**AIM OF THE TASK**:
Word for word, copy all the data and drop the pictures.

**DATA SHOWN**:
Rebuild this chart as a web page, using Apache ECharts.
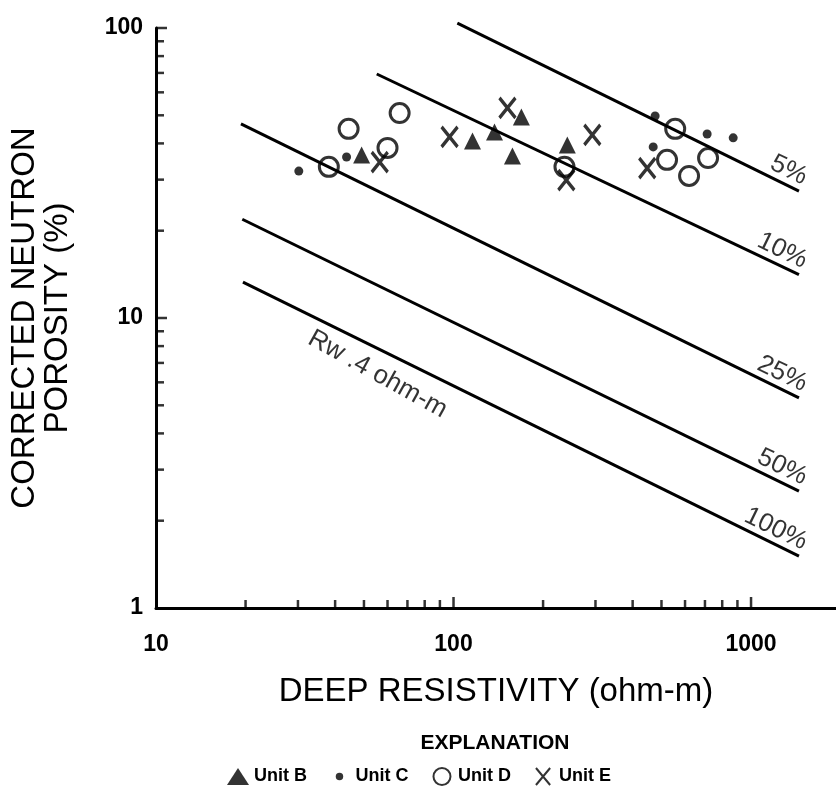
<!DOCTYPE html>
<html>
<head>
<meta charset="utf-8">
<script src="https://cdn.jsdelivr.net/npm/echarts@6/dist/echarts.min.js"></script>
<style>
html,body{margin:0;padding:0;background:#fff;}
#chart{width:836px;height:788px;}
</style>
</head>
<body>
<div id="chart"></div>
<script>
// ---- data ----
const xTickMajor = [100, 1000];
const xTickMinor = [20, 30, 40, 50, 60, 70, 80, 90, 200, 300, 400, 500, 600, 700, 800, 900];
const yTickMajor = [10, 100];
const yTickMinor = [2, 3, 4, 5, 6, 7, 8, 9, 20, 30, 40, 50, 60, 70, 80, 90];

const lineNames = ['5%', '10%', '25%', '50%', '100%'];
const lineStart = [[103, 104], [55.2, 69.4], [19.3, 46.7], [19.5, 21.9], [19.6, 13.3]];
const lineEnd   = [[1449, 27.4], [1449, 14.1], [1449, 5.30], [1449, 2.53], [1449, 1.51]];
const rwLabel = 'Rw .4 ohm-m';

const unitB = [[49.1, 36.5], [115.8, 40.8], [137.3, 43.8], [169.1, 49.3], [157.8, 36.2], [241.3, 39.5]];
const unitC = [[30.2, 32.1], [43.7, 35.9], [476, 49.7], [712, 43.1], [871, 41.8], [469, 38.9]];
const unitD = [[38.1, 33.2], [44.4, 44.9], [60.0, 38.6], [65.9, 50.9], [236, 33.2], [556, 44.9], [522, 35.1], [619, 30.9], [717, 35.6]];
const unitE = [[56.5, 34.5], [97.0, 42.1], [151.8, 53.0], [292.7, 42.8], [239.4, 29.9], [447.7, 32.9]];

const X_MIN = 10, X_MAX = 1930, Y_MIN = 1, Y_MAX = 100;
// ---- chart ----
const FONT = "'Liberation Sans', Arial, Helvetica, sans-serif";
const chart = echarts.init(document.getElementById('chart'));

const isPow10 = v => Math.abs(Math.log10(v) - Math.round(Math.log10(v))) < 1e-6;
const X_PATH = 'path://M0,0L10,12M10,0L0,12';

function xTickSeries(name, vals, len) {
  return {
    type: 'scatter', name: name, silent: true, clip: false, z: 6,
    data: vals.map(v => [v, Y_MIN]),
    symbol: 'rect', symbolSize: [2.5, len], symbolOffset: [0, -len / 2],
    itemStyle: { color: '#000' }
  };
}
function yTickSeries(name, vals, len) {
  return {
    type: 'scatter', name: name, silent: true, clip: false, z: 6,
    data: vals.map(v => [X_MIN, v]),
    symbol: 'rect', symbolSize: [len, 2.5], symbolOffset: [len / 2, 0],
    itemStyle: { color: '#000' }
  };
}

const lineSeries = lineNames.map((n, i) => ({
  type: 'line', name: n, silent: true, clip: false, symbol: 'none',
  data: [lineStart[i], lineEnd[i]],
  lineStyle: { color: '#000', width: 3 }, z: 2
}));

const labelSeries = {
  type: 'scatter', name: 'lineLabels', silent: true, symbolSize: 0, clip: false,
  data: lineNames.map((n, i) => ({ value: lineEnd[i], name: n })),
  label: {
    show: true, formatter: p => p.name, position: [1, -1], align: 'right', verticalAlign: 'bottom',
    rotate: -26, fontFamily: FONT, fontSize: 26, color: '#000'
  }
};
const rwSeries = {
  type: 'scatter', name: 'rwLabel', silent: true, symbolSize: 0,
  data: [{ value: [55.6, 6.40], name: rwLabel }],
  label: {
    show: true, formatter: p => p.name, position: [0, 0], align: 'center', verticalAlign: 'middle',
    rotate: -29, fontFamily: FONT, fontSize: 26, color: '#000'
  }
};

const option = {
  animation: false,
  backgroundColor: '#fff',
  grid: { left: 155, right: 0, top: 28, bottom: 180, containLabel: false },
  title: {
    text: 'EXPLANATION', left: 490, top: 728, textAlign: 'center',
    textStyle: { fontFamily: FONT, fontSize: 21, fontWeight: 'bold', color: '#000' }
  },
  legend: {
    left: 222, top: 762, itemGap: 24, itemWidth: 22, itemHeight: 17,
    textStyle: { fontFamily: FONT, fontSize: 18, fontWeight: 'bold', color: '#000' },
    data: [
      { name: 'Unit B' },
      { name: 'Unit C', icon: 'path://M0,0M16,16M4.5,8a3.5,3.5 0 1,0 7,0a3.5,3.5 0 1,0 -7,0' },
      { name: 'Unit D' },
      { name: 'Unit E' }
    ]
  },
  xAxis: {
    type: 'log', logBase: 10, min: X_MIN, max: X_MAX,
    name: 'DEEP RESISTIVITY (ohm-m)', nameLocation: 'middle', nameGap: 67,
    nameTextStyle: { fontFamily: FONT, fontSize: 33, color: '#000' },
    axisLine: { lineStyle: { color: '#000', width: 3 } },
    axisTick: { show: false }, splitLine: { show: false }, minorTick: { show: false },
    axisLabel: {
      formatter: v => isPow10(v) ? String(Math.round(v)) : '',
      margin: 25, fontFamily: FONT, fontSize: 23, fontWeight: 'bold', color: '#000', showMaxLabel: false
    }
  },
  yAxis: {
    type: 'log', logBase: 10, min: Y_MIN, max: Y_MAX,
    name: 'CORRECTED NEUTRON\nPOROSITY (%)', nameLocation: 'middle', nameGap: 82, nameRotate: 90,
    nameTextStyle: { fontFamily: FONT, fontSize: 33, lineHeight: 33, color: '#000' },
    axisLine: { lineStyle: { color: '#000', width: 3 } },
    axisTick: { show: false }, splitLine: { show: false },
    axisLabel: {
      formatter: v => isPow10(v) ? String(Math.round(v)) : '',
      margin: 13, fontFamily: FONT, fontSize: 23, fontWeight: 'bold', color: '#000'
    }
  },
  series: [
    xTickSeries('xMinorTicks', xTickMinor, 8), xTickSeries('xMajorTicks', xTickMajor, 11),
    yTickSeries('yMinorTicks', yTickMinor, 8), yTickSeries('yMajorTicks', yTickMajor, 11),
    ...lineSeries, labelSeries, rwSeries,
    { type: 'scatter', name: 'Unit B', data: unitB, symbol: 'triangle', symbolSize: 17,
      itemStyle: { color: '#000' }, z: 4 },
    { type: 'scatter', name: 'Unit C', data: unitC, symbol: 'circle', symbolSize: 9,
      itemStyle: { color: '#000' }, z: 4 },
    { type: 'scatter', name: 'Unit D', data: unitD, symbol: 'circle', symbolSize: 19,
      itemStyle: { color: 'rgba(0,0,0,0)', borderColor: '#000', borderWidth: 3 }, z: 4 },
    { type: 'scatter', name: 'Unit E', data: unitE, symbol: X_PATH, symbolSize: [16, 20],
      itemStyle: { color: 'rgba(0,0,0,0)', borderColor: '#000', borderWidth: 3.5 }, z: 4 }
  ]
};
chart.setOption(option);
</script>
</body>
</html>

**RESPONSE TO THIS EXERCISE**:
Rebuild this chart as a web page, using Apache ECharts.
<!DOCTYPE html>
<html>
<head>
<meta charset="utf-8">
<script src="https://cdn.jsdelivr.net/npm/echarts@6/dist/echarts.min.js"></script>
<style>
html,body{margin:0;padding:0;background:#fff;}
#chart{width:836px;height:788px;}
</style>
</head>
<body>
<div id="chart"></div>
<script>
// ---- data ----
const xTickMajor = [100, 1000];
const xTickMinor = [20, 30, 40, 50, 60, 70, 80, 90, 200, 300, 400, 500, 600, 700, 800, 900];
const yTickMajor = [10, 100];
const yTickMinor = [2, 3, 4, 5, 6, 7, 8, 9, 20, 30, 40, 50, 60, 70, 80, 90];

const lineNames = ['5%', '10%', '25%', '50%', '100%'];
const lineStart = [[103, 104], [55.2, 69.4], [19.3, 46.7], [19.5, 21.9], [19.6, 13.3]];
const lineEnd   = [[1449, 27.4], [1449, 14.1], [1449, 5.30], [1449, 2.53], [1449, 1.51]];
const rwLabel = 'Rw .4 ohm-m';

const unitB = [[49.1, 36.5], [115.8, 40.8], [137.3, 43.8], [169.1, 49.3], [157.8, 36.2], [241.3, 39.5]];
const unitC = [[30.2, 32.1], [43.7, 35.9], [476, 49.7], [712, 43.1], [871, 41.8], [469, 38.9]];
const unitD = [[38.1, 33.2], [44.4, 44.9], [60.0, 38.6], [65.9, 50.9], [236, 33.2], [556, 44.9], [522, 35.1], [619, 30.9], [717, 35.6]];
const unitE = [[56.5, 34.5], [97.0, 42.1], [151.8, 53.0], [292.7, 42.8], [239.4, 29.9], [447.7, 32.9]];

const X_MIN = 10, X_MAX = 1930, Y_MIN = 1, Y_MAX = 100;
// ---- chart ----
const FONT = "'Liberation Sans', Arial, Helvetica, sans-serif";
const chart = echarts.init(document.getElementById('chart'));

const isPow10 = v => Math.abs(Math.log10(v) - Math.round(Math.log10(v))) < 1e-6;
const X_PATH = 'path://M0,0L10,12M10,0L0,12';

function xTickSeries(name, vals, len) {
  return {
    type: 'scatter', name: name, silent: true, clip: false, z: 6,
    data: vals.map(v => [v, Y_MIN]),
    symbol: 'rect', symbolSize: [2.5, len], symbolOffset: [0, -len / 2],
    itemStyle: { color: '#000' }
  };
}
function yTickSeries(name, vals, len) {
  return {
    type: 'scatter', name: name, silent: true, clip: false, z: 6,
    data: vals.map(v => [X_MIN, v]),
    symbol: 'rect', symbolSize: [len, 2.5], symbolOffset: [len / 2, 0],
    itemStyle: { color: '#000' }
  };
}

const lineSeries = lineNames.map((n, i) => ({
  type: 'line', name: n, silent: true, clip: false, symbol: 'none',
  data: [lineStart[i], lineEnd[i]],
  lineStyle: { color: '#000', width: 3 }, z: 2
}));

const labelSeries = {
  type: 'scatter', name: 'lineLabels', silent: true, symbolSize: 0, clip: false,
  data: lineNames.map((n, i) => ({ value: lineEnd[i], name: n })),
  label: {
    show: true, formatter: p => p.name, position: [1, -1], align: 'right', verticalAlign: 'bottom',
    rotate: -26, fontFamily: FONT, fontSize: 26, color: '#000'
  }
};
const rwSeries = {
  type: 'scatter', name: 'rwLabel', silent: true, symbolSize: 0,
  data: [{ value: [55.6, 6.40], name: rwLabel }],
  label: {
    show: true, formatter: p => p.name, position: [0, 0], align: 'center', verticalAlign: 'middle',
    rotate: -29, fontFamily: FONT, fontSize: 26, color: '#000'
  }
};

const option = {
  animation: false,
  backgroundColor: '#fff',
  grid: { left: 155, right: 0, top: 28, bottom: 180, containLabel: false },
  title: {
    text: 'EXPLANATION', left: 490, top: 728, textAlign: 'center',
    textStyle: { fontFamily: FONT, fontSize: 21, fontWeight: 'bold', color: '#000' }
  },
  legend: {
    left: 222, top: 762, itemGap: 24, itemWidth: 22, itemHeight: 17,
    textStyle: { fontFamily: FONT, fontSize: 18, fontWeight: 'bold', color: '#000' },
    data: [
      { name: 'Unit B' },
      { name: 'Unit C', icon: 'path://M0,0M16,16M4.5,8a3.5,3.5 0 1,0 7,0a3.5,3.5 0 1,0 -7,0' },
      { name: 'Unit D' },
      { name: 'Unit E' }
    ]
  },
  xAxis: {
    type: 'log', logBase: 10, min: X_MIN, max: X_MAX,
    name: 'DEEP RESISTIVITY (ohm-m)', nameLocation: 'middle', nameGap: 67,
    nameTextStyle: { fontFamily: FONT, fontSize: 33, color: '#000' },
    axisLine: { lineStyle: { color: '#000', width: 3 } },
    axisTick: { show: false }, splitLine: { show: false }, minorTick: { show: false },
    axisLabel: {
      formatter: v => isPow10(v) ? String(Math.round(v)) : '',
      margin: 25, fontFamily: FONT, fontSize: 23, fontWeight: 'bold', color: '#000', showMaxLabel: false
    }
  },
  yAxis: {
    type: 'log', logBase: 10, min: Y_MIN, max: Y_MAX,
    name: 'CORRECTED NEUTRON\nPOROSITY (%)', nameLocation: 'middle', nameGap: 82, nameRotate: 90,
    nameTextStyle: { fontFamily: FONT, fontSize: 33, lineHeight: 33, color: '#000' },
    axisLine: { lineStyle: { color: '#000', width: 3 } },
    axisTick: { show: false }, splitLine: { show: false },
    axisLabel: {
      formatter: v => isPow10(v) ? String(Math.round(v)) : '',
      margin: 13, fontFamily: FONT, fontSize: 23, fontWeight: 'bold', color: '#000'
    }
  },
  series: [
    xTickSeries('xMinorTicks', xTickMinor, 8), xTickSeries('xMajorTicks', xTickMajor, 11),
    yTickSeries('yMinorTicks', yTickMinor, 8), yTickSeries('yMajorTicks', yTickMajor, 11),
    ...lineSeries, labelSeries, rwSeries,
    { type: 'scatter', name: 'Unit B', data: unitB, symbol: 'triangle', symbolSize: 17,
      itemStyle: { color: '#000' }, z: 4 },
    { type: 'scatter', name: 'Unit C', data: unitC, symbol: 'circle', symbolSize: 9,
      itemStyle: { color: '#000' }, z: 4 },
    { type: 'scatter', name: 'Unit D', data: unitD, symbol: 'circle', symbolSize: 19,
      itemStyle: { color: 'rgba(0,0,0,0)', borderColor: '#000', borderWidth: 3 }, z: 4 },
    { type: 'scatter', name: 'Unit E', data: unitE, symbol: X_PATH, symbolSize: [16, 20],
      itemStyle: { color: 'rgba(0,0,0,0)', borderColor: '#000', borderWidth: 3.5 }, z: 4 }
  ]
};
chart.setOption(option);
</script>
</body>
</html>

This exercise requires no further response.